Asylum-Seeker Rejected

Based On Wikipedia,

Appeals Court Reverts

Wikipediahasaproblem2

The Department of Homeland Security should not use the user-generated Wikipedia to decide whether an asylum seeker can enter the United States, a federal appeals court ruled Friday.

That judicial statement of the obvious (.pdf) from the 8th U.S. Circuit Court of Appeals overturned a ruling by the Board of Immigration Appeals, which said DHS committed no big foul in using a site editable by anyone with a computer to decide the fate of a woman named Lamilem Badasa.

DHS decided to deport Badasa after consulting Wikipedia to decide whether a Ethiopian travel document known as a laissez-passer was adequate to prove her identity.

Using the Wikipedia page as evidence, the government convinced an immigration judge that the document did not prove her identity, calling it a one-way travel document based on information provided by the applicant.

While the Board of Immigration Appeals subsequently said it didn’t “encourage the use of resources such as Wikipedia.com in reaching pivotal decisions in immigration proceedings,” it allowed the decision to stand since it couldn’t find any clear error.

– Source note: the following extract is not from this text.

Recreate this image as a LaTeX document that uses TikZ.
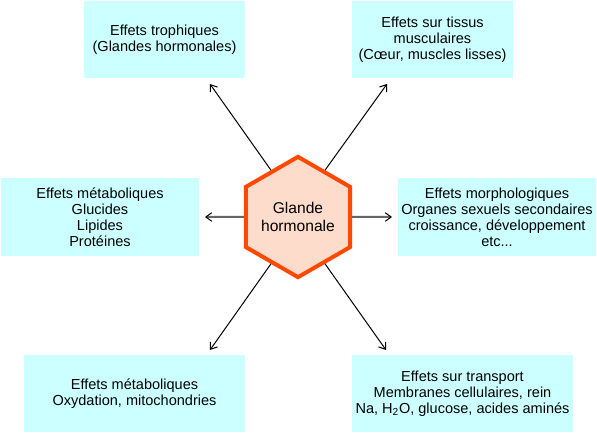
\documentclass[tikz,border=0pt]{standalone}
\usepackage{fontspec}
\setmainfont{Liberation Sans}
\usetikzlibrary{shapes.geometric,arrows.meta}

\definecolor{boxcyan}{RGB}{204,255,255}
\definecolor{hexline}{RGB}{255,72,0}
\definecolor{hexfill}{RGB}{253,220,203}

\tikzset{every picture/.style={line width=0.75pt}}
\tikzset{
  effet/.style={fill=boxcyan, draw=none, align=center, inner sep=0pt,
    font=\fontsize{10.9}{12}\selectfont},
  glande/.style={regular polygon, regular polygon sides=6, shape border rotate=30,
    minimum size=87.75pt, inner sep=0pt, draw=hexline, fill=hexfill, line width=3pt,
    align=center, font=\fontsize{11.7}{13.3}\selectfont},
  fleche/.style={-{Straight Barb[length=4.5pt,width=6.5pt]}, line width=0.75pt},
  flechex/.style={-{Straight Barb[length=4.5pt,width=6.5pt,color=black,line width=0.75pt]},
    draw=black!60, line width=1.5pt}
}

\begin{document}
\begin{tikzpicture}[x=0.75pt,y=0.75pt,yscale=-1,xscale=1]
\useasboundingbox (0,0) rectangle (597,434);

%Shape: Hexagon
\node[glande] (hex) at (298,217) {Glande\\hormonale};

%Shape: Boxes
\node[effet, minimum width=120.75pt, minimum height=57.75pt] (troph) at (164.5,39.5) {Effets trophiques\\(Glandes hormonales)};
\node[effet, minimum width=120.75pt, minimum height=57.75pt] (muscle) at (432.5,39.5) {Effets sur tissus\\musculaires\\(Cœur, muscles lisses)};
\node[effet, minimum width=148.5pt, minimum height=58.5pt] (metab) at (100,217) {Effets métaboliques\\Glucides\\Lipides\\Protéines};
\node[effet, minimum width=148.5pt, minimum height=58.5pt] (morpho) at (497,217) {Effets morphologiques\\Organes sexuels secondaires\\croissance, développement\\etc...};
\node[effet, minimum width=165.75pt, minimum height=57.75pt] (oxyd) at (134.5,393.5) {Effets métaboliques\\Oxydation, mitochondries};
\node[effet, minimum width=165.75pt, minimum height=57.75pt] (transp) at (462.5,393.5) {Effets sur transport\\Membranes cellulaires, rein\\Na, H\textsubscript{2}O, glucose, acides aminés};

%Arrow ends
\coordinate (tipTroph) at (210,84);
\coordinate (tipMuscle) at (387,84);
\coordinate (tipMetab) at (205,217);
\coordinate (tipMorpho) at (392,217);
\coordinate (tipOxyd) at (210,350);
\coordinate (tipTransp) at (386,350);

%Straight Lines
\draw[fleche] (hex.120) -- (tipTroph);
\draw[fleche] (hex.60) -- (tipMuscle);
\draw[flechex] (hex.180) -- (tipMetab);
\draw[flechex] (hex.0) -- (tipMorpho);
\draw[fleche] (hex.240) -- (tipOxyd);
\draw[fleche] (hex.300) -- (tipTransp);

\end{tikzpicture}
\end{document}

The three-judge panel of the appeals court found that split decision disturbing. The court reiterated that anyone can edit Wikipedia and there’s no guarantee that the information on the page at the time the government officials looked at it had any correct information at all. The site may have misled and tainted government officials’ decisions in the case, the judges ruled:

The [Board of Immigration Appeals] presumably was concerned that Wikipedia is not a sufficiently reliable source on which to rest the determination that an alien alleging a risk of future persecution is not entitled to asylum. [...]

We do not know whether the [Immigration Judge] would have reached the same conclusion without Wikipedia, or whether (and, if so, why) the [Board of Immigration Appeals] believes that the IJ’s consideration of Wikipedia was harmless error, in the sense that it did not influence the IJ’s decision.

The appeals court sent the case back down to the Board of Immigration Appeals to have it explain why it believes Wikipedia didn’t taint the entire decision-making process.

Future U.S. asylum seekers are well advised to make sure the Wikipedia page about, say, Burma’s repressive government are adequately dire before submitting their application.